1356. Sort Integers by The Number of 1 Bits | LeetCode Solution

 1356. Sort Integers by The Number of 1 Bits | LeetCode Solution

You are given an integer array arr. Sort the integers in the array in ascending order by the number of 1's in their binary representation and in case of two or more integers have the same number of 1's you have to sort them in ascending order.
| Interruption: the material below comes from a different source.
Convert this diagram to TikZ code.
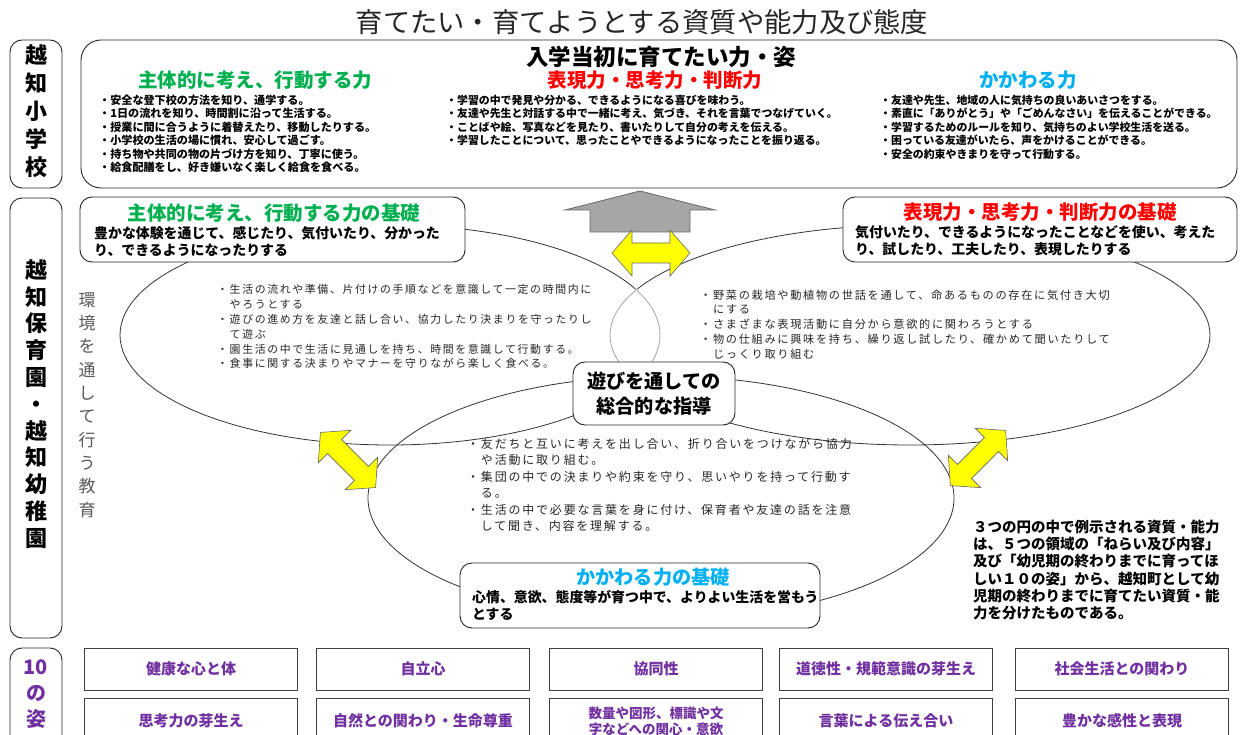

Return the array after sorting it.

 

Example 1:

Input: arr = [0,1,2,3,4,5,6,7,8]
Output: [0,1,2,4,8,3,5,6,7]
Explantion: [0] is the only integer with 0 bits.
[1,2,4,8] all have 1 bit.
[3,5,6] have 2 bits.
[7] has 3 bits.
The sorted array by bits is [0,1,2,4,8,3,5,6,7]

Example 2:

Input: arr = [1024,512,256,128,64,32,16,8,4,2,1]
Output: [1,2,4,8,16,32,64,128,256,512,1024]
Explantion: All integers have 1 bit in the binary representation, you should just sort them in ascending order.

 

Constraints:

• 1 <= arr.length <= 500
• 0 <= arr[i] <= 104

class Solution

{

public:

    static int count_set_bits(int n)

    {

        int ans = 0;

        for (int i = 0; i < 32; i++)

        {

            if (n % 2 == 1)

                ans++;

            n >>= 1;

        }

        return ans;

    }

    static bool comp(int &a, int &b)

    {

        if (count_set_bits(a) < count_set_bits(b))

            return true;

        else if (count_set_bits(a) == count_set_bits(b) and a < b)

            return true;

        else

            return false;

    }

    vector<int> sortByBits(vector<int> &arr)

    {

        sort(arr.begin(), arr.end(), comp);

        return arr;

    }

};